Dejan Aleksić is a distinguished Serbian poet, playwright, novelist and children’s author. He was born in Kraljevo, in 1972. He graduated at the Department for Serbian Literature and Language at the University of Novi Sad. Aleksić has published eleven poetry collections, a volume of plays, a novel and more than twenty children’s books. He is the recipient of major Serbian poetry prizes and, more recently, his debut novel Petlja (which translates as “loop,” “slip knot”, but also “grit”) was awarded the “Miloš Crnjanski” and the “Vladan Desnica” literary prizes. His poems have been translated into a dozen European languages, with separate collections appearing in Spanish, German, Polish, French, Lithuanian, Slovenian and Macedonian. As the author of works for children, Aleksić is included in the elementary school reading curriculum. He is the editor-in-chief of the renomated publishing outlet of the Stefan Prvovenčani Public Library in Kraljevo.

 

About Translator

Marija Bergam Pellicani

Marija Bergam Pellicani

Marija Bergam Pellicani, Born in Montenegro (Yugoslavia at the time) in 1981, she studied English and Spanish at the Faculty of Modern Languages and Literatures  at the University of Bari (Italy), where she went on to obtain a PhD in “Translation Theory and Practice”. After working for three years as a post-doctoral researcher at the Department of English in Bari, she continued her studies at the University of Geneva.

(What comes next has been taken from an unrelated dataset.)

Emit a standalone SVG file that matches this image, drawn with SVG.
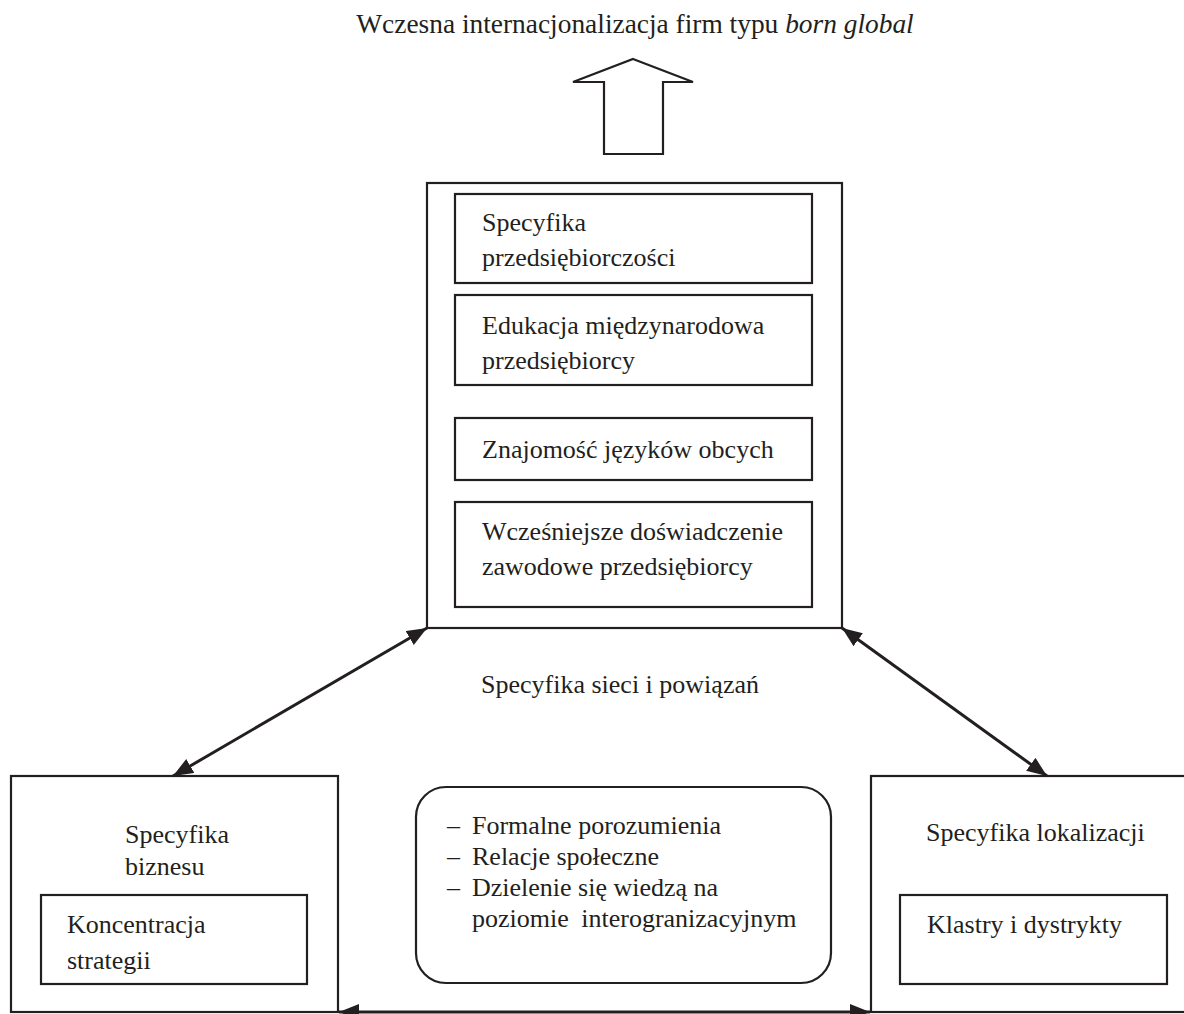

She currently works as a freelance literary translator between Serbo-Croatian, English and Italian, and as a teacher of Serbo-Croatian and English. She has published research articles and short essays about contemporary English-language poets and has translated several poetry collections from English into Serbian, including some of her favourite poets – Derek Walcott, Charles Simic, and Ted Hughes.